Batch Normalization in Convolutional Neural Network

China☆狼群 提交于 2019-11-28 03:01:56

Let's start with the terms. Remember that the output of the convolutional layer is a 4-rank tensor [B, H, W, C], where B is the batch size, (H, W) is the feature map size, C is the number of channels. An index (x, y) where 0 <= x < H and 0 <= y < W is a spatial location.

Usual batchnorm

Now, here's how the batchnorm is applied in a usual way (in pseudo-code):

# t is the incoming tensor of shape [B, H, W, C]
# mean and stddev are computed along 0 axis and have shape [H, W, C]
mean = mean(t, axis=0)
stddev = stddev(t, axis=0)
for i in 0..B-1:
  out[i,:,:,:] = norm(t[i,:,:,:], mean, stddev)

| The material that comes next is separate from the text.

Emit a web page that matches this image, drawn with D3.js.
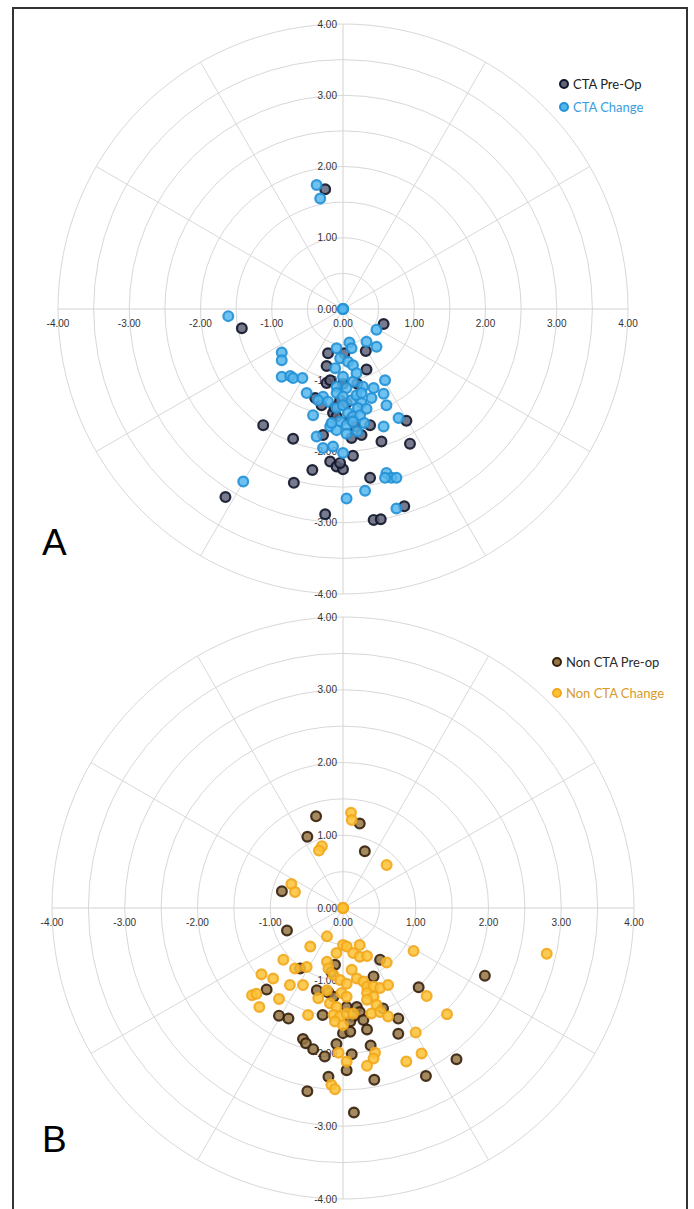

Basically, it computes H*W*C means and H*W*C standard deviations across B elements. You may notice that different elements at different spatial locations have their own mean and variance and gather only B values.

Batchnorm in conv layer

This way is totally possible. But the convolutional layer has a special property: filter weights are shared across the input image (you can read it in detail in this post). That's why it's reasonable to normalize the output in the same way, so that each output value takes the mean and variance of B*H*W values, at different locations.

Here's how the code looks like in this case (again pseudo-code):

# t is still the incoming tensor of shape [B, H, W, C]
# but mean and stddev are computed along (0, 1, 2) axes and have just [C] shape
mean = mean(t, axis=(0, 1, 2))
stddev = stddev(t, axis=(0, 1, 2))
for i in 0..B-1, x in 0..H-1, y in 0..W-1:
  out[i,x,y,:] = norm(t[i,x,y,:], mean, stddev)

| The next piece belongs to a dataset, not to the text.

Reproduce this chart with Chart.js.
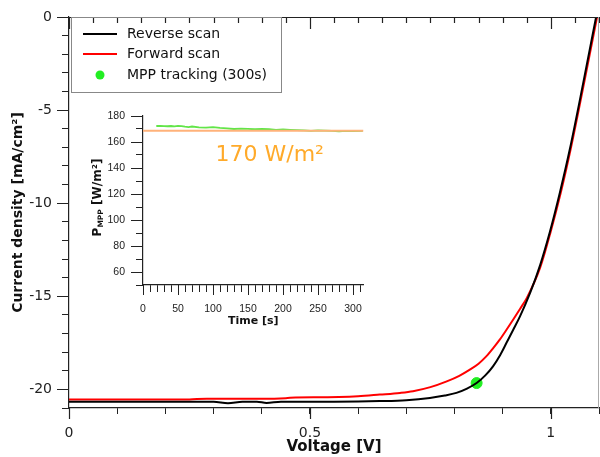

In total, there are only C means and standard deviations and each one of them is computed over B*H*W values. That's what they mean when they say "effective mini-batch": the difference between the two is only in axis selection (or equivalently "mini-batch selection").

I'm only 70% sure of what I say, so if it does not make sense, please edit or mention it before downvoting.

About location or spatial location: they mean the position of pixels in an image or feature map. A feature map is comparable to a sparse modified version of image where concepts are represented.

About so that different elements of the same feature map, at different locations, are normalized in the same way: some normalisation algorithms are local, so they are dependent of their close surrounding (location) and not the things far apart in the image. They probably mean that every pixel, regardless of their location, is treated just like the element of a set, independently of it's direct special surrounding.

About In Alg. 1, we let B be the set of all values in a feature map across both the elements of a mini-batch and spatial locations: They get a flat list of every values of every training example in the minibatch, and this list combines things whatever their location is on the feature map.